Works by Richard Serra at Sotheby's
Richard Serra Biography
Recognized for his leviathan-sized sculptures, most commonly constructed from Coreten steel, which develops a distinctive, warm orange rust, Richard Serra’s work has come to be one of the most recognizable today. Born in San Francisco, California, in 1938, Serra was exposed to metalwork and worked with steel from early youth; his father was a pipe fitter in the city’s shipyards, and he himself worked in steel mills during college. Serra graduated from the University of California, Santa Barbara, with a BA in English, but an innate interest in art led him to complete both a BFA and MFA at Yale University – where he assisted Josef Albers on publication The Interaction of Color (1963).
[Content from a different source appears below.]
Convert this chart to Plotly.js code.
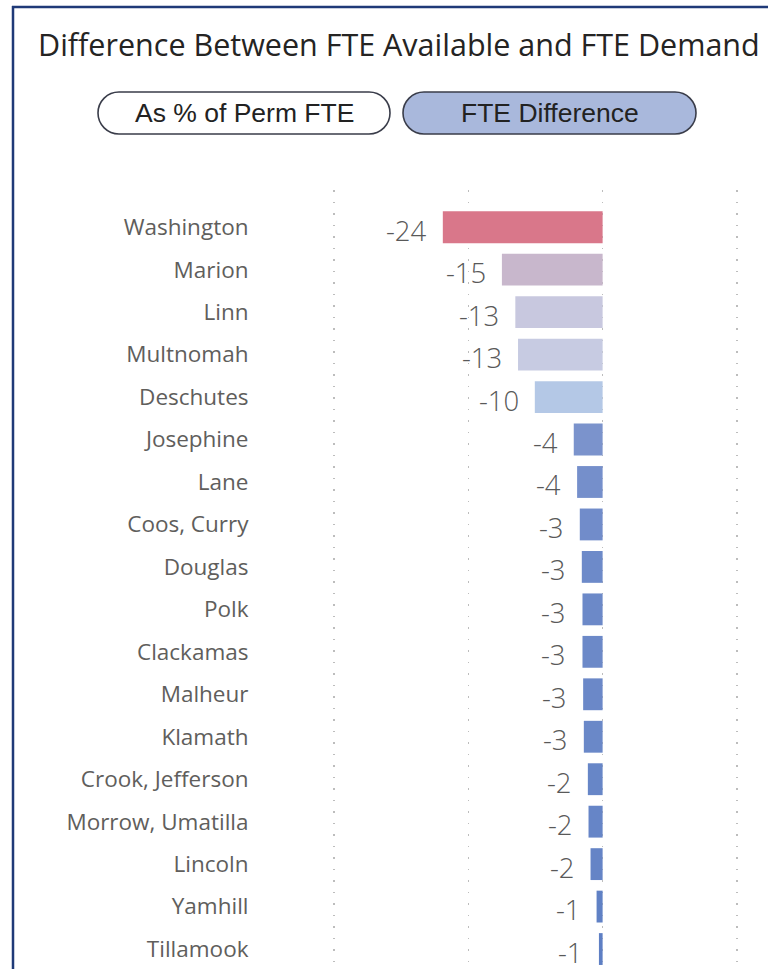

A Yale Traveling Fellowship allowed the artist to visit Europe before ultimately settling in New York City.
Serra’s early works were quickly well received by critics and collectors, and he showed regularly both in the United States and Europe. In 1968, he showed his first historically seminal pieces, which consisted of molten-lead splashed in lengths along where the floor and wall of the gallery space met. Serra would continue to pursue these Splash works for several years, but also continue to travel and experiment with new, and often unconventional, materials, such as rubber, live animals, drawing and video. Ironically, despite the success and critical acclaim he has managed to garner over the course of his career, one of his most well known pieces is no longer extant. Commissioned in 1981 by the US government, Serra created and installed Tilted Arc in the Federal Plaza in New York. Measuring 12 feet by 120 feet, and comprised of Corten steel, detractors soon emerged citing its impediment of foot traffic within the square. A 1985 public hearing led to its destruction in 1989.
With a prodigious oeuvre, Serra has been the recipient of numerous awards and honors, including membership to the American Academy of Arts and Sciences (1993), the 49th Venice Biennale Golden Lion award for Contemporary Art, nominated chevalier of the French Legion of Honour (2015) and many others. Today, the artist continues to live and work between Nova Scotia and New York City.